■ **The task**:
Copy each line exactly. Drop every picture.

■ **Given data**:
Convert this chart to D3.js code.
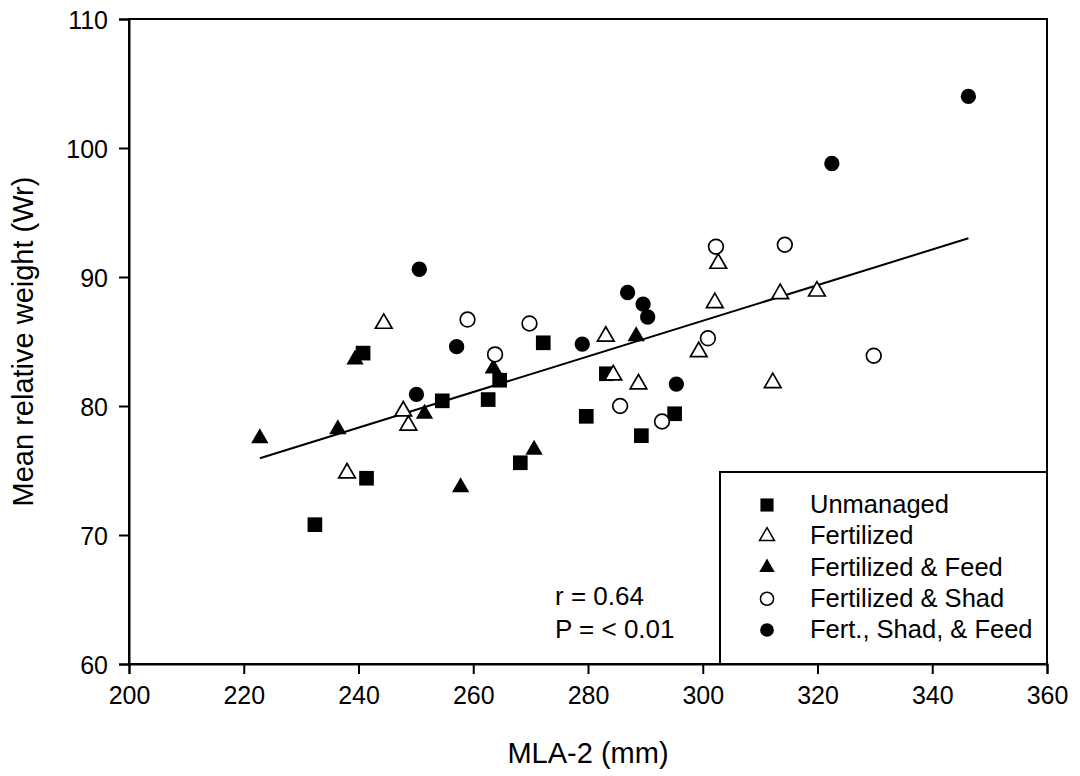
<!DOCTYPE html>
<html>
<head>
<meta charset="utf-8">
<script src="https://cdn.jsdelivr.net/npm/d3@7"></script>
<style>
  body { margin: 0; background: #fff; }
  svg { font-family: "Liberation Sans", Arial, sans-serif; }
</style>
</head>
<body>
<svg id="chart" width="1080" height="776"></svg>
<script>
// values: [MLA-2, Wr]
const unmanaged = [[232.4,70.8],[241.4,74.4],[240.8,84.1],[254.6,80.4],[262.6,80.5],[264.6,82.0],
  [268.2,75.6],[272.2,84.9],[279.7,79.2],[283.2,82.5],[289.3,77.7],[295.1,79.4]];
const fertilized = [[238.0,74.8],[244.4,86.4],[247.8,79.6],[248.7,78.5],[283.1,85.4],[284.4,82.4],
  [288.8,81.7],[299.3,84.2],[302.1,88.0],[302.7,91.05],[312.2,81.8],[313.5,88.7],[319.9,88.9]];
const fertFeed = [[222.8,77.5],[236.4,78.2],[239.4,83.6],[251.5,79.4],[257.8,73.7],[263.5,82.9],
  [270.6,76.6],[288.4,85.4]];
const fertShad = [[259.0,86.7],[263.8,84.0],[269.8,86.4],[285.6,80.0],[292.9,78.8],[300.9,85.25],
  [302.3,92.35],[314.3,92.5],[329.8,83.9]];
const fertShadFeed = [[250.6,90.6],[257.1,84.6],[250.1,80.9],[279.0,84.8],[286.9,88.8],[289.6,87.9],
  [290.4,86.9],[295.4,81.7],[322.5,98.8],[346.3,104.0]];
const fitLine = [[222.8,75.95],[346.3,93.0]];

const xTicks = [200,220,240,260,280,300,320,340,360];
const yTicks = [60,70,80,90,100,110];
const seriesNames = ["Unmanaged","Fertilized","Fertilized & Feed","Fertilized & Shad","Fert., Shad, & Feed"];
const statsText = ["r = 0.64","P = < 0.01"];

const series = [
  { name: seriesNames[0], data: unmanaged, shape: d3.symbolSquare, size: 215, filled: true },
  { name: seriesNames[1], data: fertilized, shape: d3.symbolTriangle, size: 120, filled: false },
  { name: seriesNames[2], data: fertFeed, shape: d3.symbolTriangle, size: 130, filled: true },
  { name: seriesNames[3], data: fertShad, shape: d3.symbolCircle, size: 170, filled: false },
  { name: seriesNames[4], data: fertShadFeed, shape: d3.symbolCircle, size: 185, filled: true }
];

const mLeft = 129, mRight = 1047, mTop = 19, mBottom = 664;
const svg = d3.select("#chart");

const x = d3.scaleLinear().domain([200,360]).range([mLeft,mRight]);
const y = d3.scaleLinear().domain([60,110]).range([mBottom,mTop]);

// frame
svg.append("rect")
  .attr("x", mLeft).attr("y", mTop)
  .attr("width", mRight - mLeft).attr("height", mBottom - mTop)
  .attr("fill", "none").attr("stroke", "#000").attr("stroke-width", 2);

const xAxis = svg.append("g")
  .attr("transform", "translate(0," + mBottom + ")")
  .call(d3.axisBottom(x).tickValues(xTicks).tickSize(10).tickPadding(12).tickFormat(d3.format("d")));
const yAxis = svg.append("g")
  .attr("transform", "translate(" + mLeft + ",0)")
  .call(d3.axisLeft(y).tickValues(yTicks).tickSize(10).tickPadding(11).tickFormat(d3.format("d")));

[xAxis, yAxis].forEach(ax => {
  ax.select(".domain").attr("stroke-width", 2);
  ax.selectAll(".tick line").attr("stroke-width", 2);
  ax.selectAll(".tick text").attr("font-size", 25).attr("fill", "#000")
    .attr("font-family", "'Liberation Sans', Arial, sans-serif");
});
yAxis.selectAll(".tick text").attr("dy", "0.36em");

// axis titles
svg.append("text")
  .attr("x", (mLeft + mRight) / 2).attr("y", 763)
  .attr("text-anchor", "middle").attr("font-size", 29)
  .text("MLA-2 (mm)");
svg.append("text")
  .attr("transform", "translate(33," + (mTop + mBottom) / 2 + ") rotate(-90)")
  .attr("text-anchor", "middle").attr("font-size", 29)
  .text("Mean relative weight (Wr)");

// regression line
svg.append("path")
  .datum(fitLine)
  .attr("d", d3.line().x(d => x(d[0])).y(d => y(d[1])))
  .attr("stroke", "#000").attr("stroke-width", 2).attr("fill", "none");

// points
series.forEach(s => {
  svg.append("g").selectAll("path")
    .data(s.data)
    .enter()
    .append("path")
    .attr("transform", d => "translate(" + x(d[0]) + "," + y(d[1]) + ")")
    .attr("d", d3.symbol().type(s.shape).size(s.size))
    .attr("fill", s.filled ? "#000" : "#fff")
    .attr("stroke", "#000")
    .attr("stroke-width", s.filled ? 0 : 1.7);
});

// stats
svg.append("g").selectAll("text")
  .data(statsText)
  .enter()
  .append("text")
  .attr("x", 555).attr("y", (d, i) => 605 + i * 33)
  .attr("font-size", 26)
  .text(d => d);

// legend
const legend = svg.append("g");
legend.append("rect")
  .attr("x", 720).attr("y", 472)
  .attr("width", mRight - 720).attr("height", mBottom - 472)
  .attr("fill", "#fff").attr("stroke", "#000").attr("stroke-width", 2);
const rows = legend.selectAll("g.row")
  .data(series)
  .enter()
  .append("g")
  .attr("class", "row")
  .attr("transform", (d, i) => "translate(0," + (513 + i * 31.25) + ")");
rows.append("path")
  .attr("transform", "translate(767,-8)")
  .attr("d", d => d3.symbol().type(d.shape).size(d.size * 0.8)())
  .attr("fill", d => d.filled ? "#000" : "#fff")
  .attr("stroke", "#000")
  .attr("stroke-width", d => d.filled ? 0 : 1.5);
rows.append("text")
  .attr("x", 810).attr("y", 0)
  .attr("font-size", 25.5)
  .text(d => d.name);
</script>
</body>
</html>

■ **Written solution**:
Convert this chart to D3.js code.
<!DOCTYPE html>
<html>
<head>
<meta charset="utf-8">
<script src="https://cdn.jsdelivr.net/npm/d3@7"></script>
<style>
  body { margin: 0; background: #fff; }
  svg { font-family: "Liberation Sans", Arial, sans-serif; }
</style>
</head>
<body>
<svg id="chart" width="1080" height="776"></svg>
<script>
// values: [MLA-2, Wr]
const unmanaged = [[232.4,70.8],[241.4,74.4],[240.8,84.1],[254.6,80.4],[262.6,80.5],[264.6,82.0],
  [268.2,75.6],[272.2,84.9],[279.7,79.2],[283.2,82.5],[289.3,77.7],[295.1,79.4]];
const fertilized = [[238.0,74.8],[244.4,86.4],[247.8,79.6],[248.7,78.5],[283.1,85.4],[284.4,82.4],
  [288.8,81.7],[299.3,84.2],[302.1,88.0],[302.7,91.05],[312.2,81.8],[313.5,88.7],[319.9,88.9]];
const fertFeed = [[222.8,77.5],[236.4,78.2],[239.4,83.6],[251.5,79.4],[257.8,73.7],[263.5,82.9],
  [270.6,76.6],[288.4,85.4]];
const fertShad = [[259.0,86.7],[263.8,84.0],[269.8,86.4],[285.6,80.0],[292.9,78.8],[300.9,85.25],
  [302.3,92.35],[314.3,92.5],[329.8,83.9]];
const fertShadFeed = [[250.6,90.6],[257.1,84.6],[250.1,80.9],[279.0,84.8],[286.9,88.8],[289.6,87.9],
  [290.4,86.9],[295.4,81.7],[322.5,98.8],[346.3,104.0]];
const fitLine = [[222.8,75.95],[346.3,93.0]];

const xTicks = [200,220,240,260,280,300,320,340,360];
const yTicks = [60,70,80,90,100,110];
const seriesNames = ["Unmanaged","Fertilized","Fertilized & Feed","Fertilized & Shad","Fert., Shad, & Feed"];
const statsText = ["r = 0.64","P = < 0.01"];

const series = [
  { name: seriesNames[0], data: unmanaged, shape: d3.symbolSquare, size: 215, filled: true },
  { name: seriesNames[1], data: fertilized, shape: d3.symbolTriangle, size: 120, filled: false },
  { name: seriesNames[2], data: fertFeed, shape: d3.symbolTriangle, size: 130, filled: true },
  { name: seriesNames[3], data: fertShad, shape: d3.symbolCircle, size: 170, filled: false },
  { name: seriesNames[4], data: fertShadFeed, shape: d3.symbolCircle, size: 185, filled: true }
];

const mLeft = 129, mRight = 1047, mTop = 19, mBottom = 664;
const svg = d3.select("#chart");

const x = d3.scaleLinear().domain([200,360]).range([mLeft,mRight]);
const y = d3.scaleLinear().domain([60,110]).range([mBottom,mTop]);

// frame
svg.append("rect")
  .attr("x", mLeft).attr("y", mTop)
  .attr("width", mRight - mLeft).attr("height", mBottom - mTop)
  .attr("fill", "none").attr("stroke", "#000").attr("stroke-width", 2);

const xAxis = svg.append("g")
  .attr("transform", "translate(0," + mBottom + ")")
  .call(d3.axisBottom(x).tickValues(xTicks).tickSize(10).tickPadding(12).tickFormat(d3.format("d")));
const yAxis = svg.append("g")
  .attr("transform", "translate(" + mLeft + ",0)")
  .call(d3.axisLeft(y).tickValues(yTicks).tickSize(10).tickPadding(11).tickFormat(d3.format("d")));

[xAxis, yAxis].forEach(ax => {
  ax.select(".domain").attr("stroke-width", 2);
  ax.selectAll(".tick line").attr("stroke-width", 2);
  ax.selectAll(".tick text").attr("font-size", 25).attr("fill", "#000")
    .attr("font-family", "'Liberation Sans', Arial, sans-serif");
});
yAxis.selectAll(".tick text").attr("dy", "0.36em");

// axis titles
svg.append("text")
  .attr("x", (mLeft + mRight) / 2).attr("y", 763)
  .attr("text-anchor", "middle").attr("font-size", 29)
  .text("MLA-2 (mm)");
svg.append("text")
  .attr("transform", "translate(33," + (mTop + mBottom) / 2 + ") rotate(-90)")
  .attr("text-anchor", "middle").attr("font-size", 29)
  .text("Mean relative weight (Wr)");

// regression line
svg.append("path")
  .datum(fitLine)
  .attr("d", d3.line().x(d => x(d[0])).y(d => y(d[1])))
  .attr("stroke", "#000").attr("stroke-width", 2).attr("fill", "none");

// points
series.forEach(s => {
  svg.append("g").selectAll("path")
    .data(s.data)
    .enter()
    .append("path")
    .attr("transform", d => "translate(" + x(d[0]) + "," + y(d[1]) + ")")
    .attr("d", d3.symbol().type(s.shape).size(s.size))
    .attr("fill", s.filled ? "#000" : "#fff")
    .attr("stroke", "#000")
    .attr("stroke-width", s.filled ? 0 : 1.7);
});

// stats
svg.append("g").selectAll("text")
  .data(statsText)
  .enter()
  .append("text")
  .attr("x", 555).attr("y", (d, i) => 605 + i * 33)
  .attr("font-size", 26)
  .text(d => d);

// legend
const legend = svg.append("g");
legend.append("rect")
  .attr("x", 720).attr("y", 472)
  .attr("width", mRight - 720).attr("height", mBottom - 472)
  .attr("fill", "#fff").attr("stroke", "#000").attr("stroke-width", 2);
const rows = legend.selectAll("g.row")
  .data(series)
  .enter()
  .append("g")
  .attr("class", "row")
  .attr("transform", (d, i) => "translate(0," + (513 + i * 31.25) + ")");
rows.append("path")
  .attr("transform", "translate(767,-8)")
  .attr("d", d => d3.symbol().type(d.shape).size(d.size * 0.8)())
  .attr("fill", d => d.filled ? "#000" : "#fff")
  .attr("stroke", "#000")
  .attr("stroke-width", d => d.filled ? 0 : 1.5);
rows.append("text")
  .attr("x", 810).attr("y", 0)
  .attr("font-size", 25.5)
  .text(d => d.name);
</script>
</body>
</html>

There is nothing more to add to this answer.